Start of Given material
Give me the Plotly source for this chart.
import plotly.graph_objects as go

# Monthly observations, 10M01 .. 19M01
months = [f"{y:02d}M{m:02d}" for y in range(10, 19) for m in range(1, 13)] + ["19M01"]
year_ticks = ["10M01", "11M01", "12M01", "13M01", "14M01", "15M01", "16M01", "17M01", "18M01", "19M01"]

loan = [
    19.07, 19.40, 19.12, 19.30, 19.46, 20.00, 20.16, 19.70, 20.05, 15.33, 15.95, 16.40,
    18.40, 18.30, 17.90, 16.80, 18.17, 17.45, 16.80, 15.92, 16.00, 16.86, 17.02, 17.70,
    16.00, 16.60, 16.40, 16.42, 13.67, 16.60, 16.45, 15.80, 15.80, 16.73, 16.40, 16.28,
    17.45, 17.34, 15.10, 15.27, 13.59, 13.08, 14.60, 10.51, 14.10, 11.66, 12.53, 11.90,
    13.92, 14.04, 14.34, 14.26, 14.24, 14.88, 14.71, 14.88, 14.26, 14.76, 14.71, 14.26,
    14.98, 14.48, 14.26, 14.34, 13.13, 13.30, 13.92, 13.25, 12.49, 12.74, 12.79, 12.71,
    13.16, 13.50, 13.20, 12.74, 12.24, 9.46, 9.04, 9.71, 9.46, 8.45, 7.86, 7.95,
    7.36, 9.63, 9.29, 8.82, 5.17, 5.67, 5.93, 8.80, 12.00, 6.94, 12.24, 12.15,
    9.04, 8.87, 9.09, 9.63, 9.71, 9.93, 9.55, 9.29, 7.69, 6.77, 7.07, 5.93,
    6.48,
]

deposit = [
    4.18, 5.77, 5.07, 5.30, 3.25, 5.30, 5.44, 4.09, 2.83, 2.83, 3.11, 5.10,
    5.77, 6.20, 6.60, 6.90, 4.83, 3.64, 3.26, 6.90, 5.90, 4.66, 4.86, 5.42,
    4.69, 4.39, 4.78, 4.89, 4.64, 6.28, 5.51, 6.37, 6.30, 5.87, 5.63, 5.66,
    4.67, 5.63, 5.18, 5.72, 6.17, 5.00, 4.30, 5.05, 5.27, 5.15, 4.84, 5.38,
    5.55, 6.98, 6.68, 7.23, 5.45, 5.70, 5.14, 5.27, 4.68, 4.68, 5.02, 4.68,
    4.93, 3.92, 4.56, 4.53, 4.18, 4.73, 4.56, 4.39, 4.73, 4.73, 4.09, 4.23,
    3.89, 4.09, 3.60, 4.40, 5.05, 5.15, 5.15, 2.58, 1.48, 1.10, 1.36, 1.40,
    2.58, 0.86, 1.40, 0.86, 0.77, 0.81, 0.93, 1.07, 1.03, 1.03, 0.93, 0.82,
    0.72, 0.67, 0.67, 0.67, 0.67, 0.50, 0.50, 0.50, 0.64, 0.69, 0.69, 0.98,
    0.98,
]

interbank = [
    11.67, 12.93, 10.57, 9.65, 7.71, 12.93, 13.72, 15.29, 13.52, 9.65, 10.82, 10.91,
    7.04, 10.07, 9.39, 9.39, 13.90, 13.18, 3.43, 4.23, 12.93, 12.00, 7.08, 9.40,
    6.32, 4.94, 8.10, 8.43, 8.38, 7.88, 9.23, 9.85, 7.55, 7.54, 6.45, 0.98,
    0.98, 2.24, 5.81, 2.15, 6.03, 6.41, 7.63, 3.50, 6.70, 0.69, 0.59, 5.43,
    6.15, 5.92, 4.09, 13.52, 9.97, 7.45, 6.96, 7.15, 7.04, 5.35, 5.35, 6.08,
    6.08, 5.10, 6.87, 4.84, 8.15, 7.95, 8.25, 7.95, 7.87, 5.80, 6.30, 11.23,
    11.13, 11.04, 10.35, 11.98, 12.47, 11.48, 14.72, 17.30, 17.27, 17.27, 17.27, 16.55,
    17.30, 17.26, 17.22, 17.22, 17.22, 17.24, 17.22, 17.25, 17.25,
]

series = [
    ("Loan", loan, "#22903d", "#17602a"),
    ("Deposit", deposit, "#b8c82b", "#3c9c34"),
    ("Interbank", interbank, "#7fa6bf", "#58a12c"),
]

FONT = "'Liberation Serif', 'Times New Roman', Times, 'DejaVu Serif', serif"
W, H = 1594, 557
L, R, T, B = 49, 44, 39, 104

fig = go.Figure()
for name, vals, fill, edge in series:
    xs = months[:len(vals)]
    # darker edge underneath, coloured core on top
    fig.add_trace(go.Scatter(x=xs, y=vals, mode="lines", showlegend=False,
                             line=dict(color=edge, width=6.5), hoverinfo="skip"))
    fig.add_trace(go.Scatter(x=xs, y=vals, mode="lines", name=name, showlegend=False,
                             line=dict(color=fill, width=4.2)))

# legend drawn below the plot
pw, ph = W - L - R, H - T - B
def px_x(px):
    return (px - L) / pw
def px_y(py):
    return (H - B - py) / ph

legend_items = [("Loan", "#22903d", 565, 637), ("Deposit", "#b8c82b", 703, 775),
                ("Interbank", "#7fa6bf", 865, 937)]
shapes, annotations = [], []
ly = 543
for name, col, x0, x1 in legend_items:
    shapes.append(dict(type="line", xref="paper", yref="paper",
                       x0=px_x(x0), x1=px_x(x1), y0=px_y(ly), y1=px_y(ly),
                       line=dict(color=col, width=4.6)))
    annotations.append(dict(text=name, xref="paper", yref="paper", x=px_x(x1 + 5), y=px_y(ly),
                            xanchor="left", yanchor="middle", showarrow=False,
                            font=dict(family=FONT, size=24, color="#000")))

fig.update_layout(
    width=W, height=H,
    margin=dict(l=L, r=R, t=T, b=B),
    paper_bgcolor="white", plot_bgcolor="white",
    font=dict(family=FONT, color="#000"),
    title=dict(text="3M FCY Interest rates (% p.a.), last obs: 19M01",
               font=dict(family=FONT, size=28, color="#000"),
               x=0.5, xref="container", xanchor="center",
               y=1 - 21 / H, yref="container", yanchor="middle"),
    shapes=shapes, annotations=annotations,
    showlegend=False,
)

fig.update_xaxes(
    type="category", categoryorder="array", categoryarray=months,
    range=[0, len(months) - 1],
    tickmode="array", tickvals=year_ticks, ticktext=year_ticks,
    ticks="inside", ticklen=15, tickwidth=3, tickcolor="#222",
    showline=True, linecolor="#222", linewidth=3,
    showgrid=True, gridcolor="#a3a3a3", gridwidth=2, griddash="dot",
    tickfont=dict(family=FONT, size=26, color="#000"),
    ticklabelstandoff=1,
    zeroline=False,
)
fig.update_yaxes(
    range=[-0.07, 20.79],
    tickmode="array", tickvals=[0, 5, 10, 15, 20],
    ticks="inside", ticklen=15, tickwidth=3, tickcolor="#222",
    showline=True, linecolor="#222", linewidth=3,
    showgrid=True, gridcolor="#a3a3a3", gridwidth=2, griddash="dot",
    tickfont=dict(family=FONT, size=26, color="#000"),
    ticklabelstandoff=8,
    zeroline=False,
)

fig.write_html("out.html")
End of Given material
Set task: Write out the whole listing exactly.

Task response:
Give me the Plotly source for this chart.
import plotly.graph_objects as go

# Monthly observations, 10M01 .. 19M01
months = [f"{y:02d}M{m:02d}" for y in range(10, 19) for m in range(1, 13)] + ["19M01"]
year_ticks = ["10M01", "11M01", "12M01", "13M01", "14M01", "15M01", "16M01", "17M01", "18M01", "19M01"]

loan = [
    19.07, 19.40, 19.12, 19.30, 19.46, 20.00, 20.16, 19.70, 20.05, 15.33, 15.95, 16.40,
    18.40, 18.30, 17.90, 16.80, 18.17, 17.45, 16.80, 15.92, 16.00, 16.86, 17.02, 17.70,
    16.00, 16.60, 16.40, 16.42, 13.67, 16.60, 16.45, 15.80, 15.80, 16.73, 16.40, 16.28,
    17.45, 17.34, 15.10, 15.27, 13.59, 13.08, 14.60, 10.51, 14.10, 11.66, 12.53, 11.90,
    13.92, 14.04, 14.34, 14.26, 14.24, 14.88, 14.71, 14.88, 14.26, 14.76, 14.71, 14.26,
    14.98, 14.48, 14.26, 14.34, 13.13, 13.30, 13.92, 13.25, 12.49, 12.74, 12.79, 12.71,
    13.16, 13.50, 13.20, 12.74, 12.24, 9.46, 9.04, 9.71, 9.46, 8.45, 7.86, 7.95,
    7.36, 9.63, 9.29, 8.82, 5.17, 5.67, 5.93, 8.80, 12.00, 6.94, 12.24, 12.15,
    9.04, 8.87, 9.09, 9.63, 9.71, 9.93, 9.55, 9.29, 7.69, 6.77, 7.07, 5.93,
    6.48,
]

deposit = [
    4.18, 5.77, 5.07, 5.30, 3.25, 5.30, 5.44, 4.09, 2.83, 2.83, 3.11, 5.10,
    5.77, 6.20, 6.60, 6.90, 4.83, 3.64, 3.26, 6.90, 5.90, 4.66, 4.86, 5.42,
    4.69, 4.39, 4.78, 4.89, 4.64, 6.28, 5.51, 6.37, 6.30, 5.87, 5.63, 5.66,
    4.67, 5.63, 5.18, 5.72, 6.17, 5.00, 4.30, 5.05, 5.27, 5.15, 4.84, 5.38,
    5.55, 6.98, 6.68, 7.23, 5.45, 5.70, 5.14, 5.27, 4.68, 4.68, 5.02, 4.68,
    4.93, 3.92, 4.56, 4.53, 4.18, 4.73, 4.56, 4.39, 4.73, 4.73, 4.09, 4.23,
    3.89, 4.09, 3.60, 4.40, 5.05, 5.15, 5.15, 2.58, 1.48, 1.10, 1.36, 1.40,
    2.58, 0.86, 1.40, 0.86, 0.77, 0.81, 0.93, 1.07, 1.03, 1.03, 0.93, 0.82,
    0.72, 0.67, 0.67, 0.67, 0.67, 0.50, 0.50, 0.50, 0.64, 0.69, 0.69, 0.98,
    0.98,
]

interbank = [
    11.67, 12.93, 10.57, 9.65, 7.71, 12.93, 13.72, 15.29, 13.52, 9.65, 10.82, 10.91,
    7.04, 10.07, 9.39, 9.39, 13.90, 13.18, 3.43, 4.23, 12.93, 12.00, 7.08, 9.40,
    6.32, 4.94, 8.10, 8.43, 8.38, 7.88, 9.23, 9.85, 7.55, 7.54, 6.45, 0.98,
    0.98, 2.24, 5.81, 2.15, 6.03, 6.41, 7.63, 3.50, 6.70, 0.69, 0.59, 5.43,
    6.15, 5.92, 4.09, 13.52, 9.97, 7.45, 6.96, 7.15, 7.04, 5.35, 5.35, 6.08,
    6.08, 5.10, 6.87, 4.84, 8.15, 7.95, 8.25, 7.95, 7.87, 5.80, 6.30, 11.23,
    11.13, 11.04, 10.35, 11.98, 12.47, 11.48, 14.72, 17.30, 17.27, 17.27, 17.27, 16.55,
    17.30, 17.26, 17.22, 17.22, 17.22, 17.24, 17.22, 17.25, 17.25,
]

series = [
    ("Loan", loan, "#22903d", "#17602a"),
    ("Deposit", deposit, "#b8c82b", "#3c9c34"),
    ("Interbank", interbank, "#7fa6bf", "#58a12c"),
]

FONT = "'Liberation Serif', 'Times New Roman', Times, 'DejaVu Serif', serif"
W, H = 1594, 557
L, R, T, B = 49, 44, 39, 104

fig = go.Figure()
for name, vals, fill, edge in series:
    xs = months[:len(vals)]
    # darker edge underneath, coloured core on top
    fig.add_trace(go.Scatter(x=xs, y=vals, mode="lines", showlegend=False,
                             line=dict(color=edge, width=6.5), hoverinfo="skip"))
    fig.add_trace(go.Scatter(x=xs, y=vals, mode="lines", name=name, showlegend=False,
                             line=dict(color=fill, width=4.2)))

# legend drawn below the plot
pw, ph = W - L - R, H - T - B
def px_x(px):
    return (px - L) / pw
def px_y(py):
    return (H - B - py) / ph

legend_items = [("Loan", "#22903d", 565, 637), ("Deposit", "#b8c82b", 703, 775),
                ("Interbank", "#7fa6bf", 865, 937)]
shapes, annotations = [], []
ly = 543
for name, col, x0, x1 in legend_items:
    shapes.append(dict(type="line", xref="paper", yref="paper",
                       x0=px_x(x0), x1=px_x(x1), y0=px_y(ly), y1=px_y(ly),
                       line=dict(color=col, width=4.6)))
    annotations.append(dict(text=name, xref="paper", yref="paper", x=px_x(x1 + 5), y=px_y(ly),
                            xanchor="left", yanchor="middle", showarrow=False,
                            font=dict(family=FONT, size=24, color="#000")))

fig.update_layout(
    width=W, height=H,
    margin=dict(l=L, r=R, t=T, b=B),
    paper_bgcolor="white", plot_bgcolor="white",
    font=dict(family=FONT, color="#000"),
    title=dict(text="3M FCY Interest rates (% p.a.), last obs: 19M01",
               font=dict(family=FONT, size=28, color="#000"),
               x=0.5, xref="container", xanchor="center",
               y=1 - 21 / H, yref="container", yanchor="middle"),
    shapes=shapes, annotations=annotations,
    showlegend=False,
)

fig.update_xaxes(
    type="category", categoryorder="array", categoryarray=months,
    range=[0, len(months) - 1],
    tickmode="array", tickvals=year_ticks, ticktext=year_ticks,
    ticks="inside", ticklen=15, tickwidth=3, tickcolor="#222",
    showline=True, linecolor="#222", linewidth=3,
    showgrid=True, gridcolor="#a3a3a3", gridwidth=2, griddash="dot",
    tickfont=dict(family=FONT, size=26, color="#000"),
    ticklabelstandoff=1,
    zeroline=False,
)
fig.update_yaxes(
    range=[-0.07, 20.79],
    tickmode="array", tickvals=[0, 5, 10, 15, 20],
    ticks="inside", ticklen=15, tickwidth=3, tickcolor="#222",
    showline=True, linecolor="#222", linewidth=3,
    showgrid=True, gridcolor="#a3a3a3", gridwidth=2, griddash="dot",
    tickfont=dict(family=FONT, size=26, color="#000"),
    ticklabelstandoff=8,
    zeroline=False,
)

fig.write_html("out.html")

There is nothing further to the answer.